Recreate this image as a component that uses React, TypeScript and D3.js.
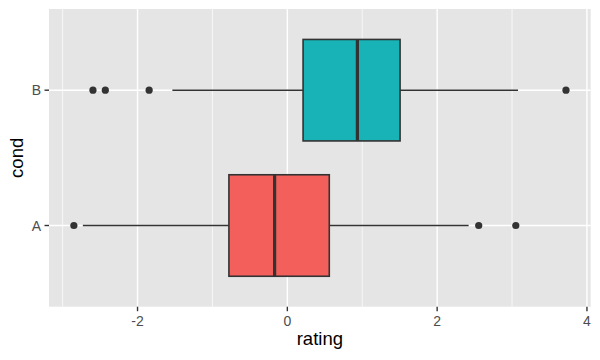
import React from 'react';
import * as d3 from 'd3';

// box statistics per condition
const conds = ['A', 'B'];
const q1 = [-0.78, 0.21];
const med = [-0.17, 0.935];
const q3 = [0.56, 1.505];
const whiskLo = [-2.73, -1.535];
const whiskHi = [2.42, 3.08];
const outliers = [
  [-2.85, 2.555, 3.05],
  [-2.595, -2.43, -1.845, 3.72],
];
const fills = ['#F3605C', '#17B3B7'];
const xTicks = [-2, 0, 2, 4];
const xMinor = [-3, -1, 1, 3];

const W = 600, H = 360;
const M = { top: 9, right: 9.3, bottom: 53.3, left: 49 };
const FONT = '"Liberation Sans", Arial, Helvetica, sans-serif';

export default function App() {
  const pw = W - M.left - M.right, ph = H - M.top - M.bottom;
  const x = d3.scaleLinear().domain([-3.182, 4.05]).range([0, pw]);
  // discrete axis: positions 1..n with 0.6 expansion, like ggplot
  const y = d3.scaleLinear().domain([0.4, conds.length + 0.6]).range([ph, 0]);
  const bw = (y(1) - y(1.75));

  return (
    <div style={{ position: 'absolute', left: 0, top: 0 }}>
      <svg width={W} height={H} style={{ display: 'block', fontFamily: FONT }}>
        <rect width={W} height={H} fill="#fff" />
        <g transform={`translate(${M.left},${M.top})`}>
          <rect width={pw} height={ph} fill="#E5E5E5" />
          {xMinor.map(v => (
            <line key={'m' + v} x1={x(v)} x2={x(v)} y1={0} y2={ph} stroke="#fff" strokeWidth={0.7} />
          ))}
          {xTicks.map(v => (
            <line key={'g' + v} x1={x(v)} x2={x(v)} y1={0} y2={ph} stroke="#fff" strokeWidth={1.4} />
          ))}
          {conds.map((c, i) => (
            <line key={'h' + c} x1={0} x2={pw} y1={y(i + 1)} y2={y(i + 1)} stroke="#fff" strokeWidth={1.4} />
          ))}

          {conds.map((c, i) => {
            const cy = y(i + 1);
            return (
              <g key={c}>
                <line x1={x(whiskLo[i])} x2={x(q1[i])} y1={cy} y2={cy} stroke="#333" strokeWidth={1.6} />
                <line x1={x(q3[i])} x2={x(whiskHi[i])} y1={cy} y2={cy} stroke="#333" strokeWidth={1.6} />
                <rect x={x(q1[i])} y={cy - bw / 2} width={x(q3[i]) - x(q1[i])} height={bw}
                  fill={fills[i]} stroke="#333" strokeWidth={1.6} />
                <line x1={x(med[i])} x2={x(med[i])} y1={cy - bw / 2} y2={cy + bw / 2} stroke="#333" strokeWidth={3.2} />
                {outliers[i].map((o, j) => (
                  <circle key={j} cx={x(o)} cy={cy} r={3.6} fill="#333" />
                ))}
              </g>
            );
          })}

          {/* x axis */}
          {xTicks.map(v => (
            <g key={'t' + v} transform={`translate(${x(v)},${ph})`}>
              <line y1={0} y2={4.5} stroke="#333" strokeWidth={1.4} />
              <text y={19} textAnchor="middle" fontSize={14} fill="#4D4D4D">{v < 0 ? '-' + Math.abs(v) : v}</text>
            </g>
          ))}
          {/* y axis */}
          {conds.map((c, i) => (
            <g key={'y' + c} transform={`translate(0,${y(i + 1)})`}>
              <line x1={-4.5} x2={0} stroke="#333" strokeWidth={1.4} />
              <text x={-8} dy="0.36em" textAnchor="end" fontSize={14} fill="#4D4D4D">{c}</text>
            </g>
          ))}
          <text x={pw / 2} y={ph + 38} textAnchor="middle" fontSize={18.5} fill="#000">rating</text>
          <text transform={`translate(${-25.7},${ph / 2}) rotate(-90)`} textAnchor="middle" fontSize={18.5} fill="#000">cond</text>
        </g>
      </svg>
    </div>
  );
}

Task to complete: Return nothing but the lines running from the start of the data to the line with "Arial, Helvetica, sans-serif';", please, both ends included and no pictures.

Response for this exercise:
Recreate this image as a component that uses React, TypeScript and D3.js.
import React from 'react';
import * as d3 from 'd3';

// box statistics per condition
const conds = ['A', 'B'];
const q1 = [-0.78, 0.21];
const med = [-0.17, 0.935];
const q3 = [0.56, 1.505];
const whiskLo = [-2.73, -1.535];
const whiskHi = [2.42, 3.08];
const outliers = [
  [-2.85, 2.555, 3.05],
  [-2.595, -2.43, -1.845, 3.72],
];
const fills = ['#F3605C', '#17B3B7'];
const xTicks = [-2, 0, 2, 4];
const xMinor = [-3, -1, 1, 3];

const W = 600, H = 360;
const M = { top: 9, right: 9.3, bottom: 53.3, left: 49 };
const FONT = '"Liberation Sans", Arial, Helvetica, sans-serif';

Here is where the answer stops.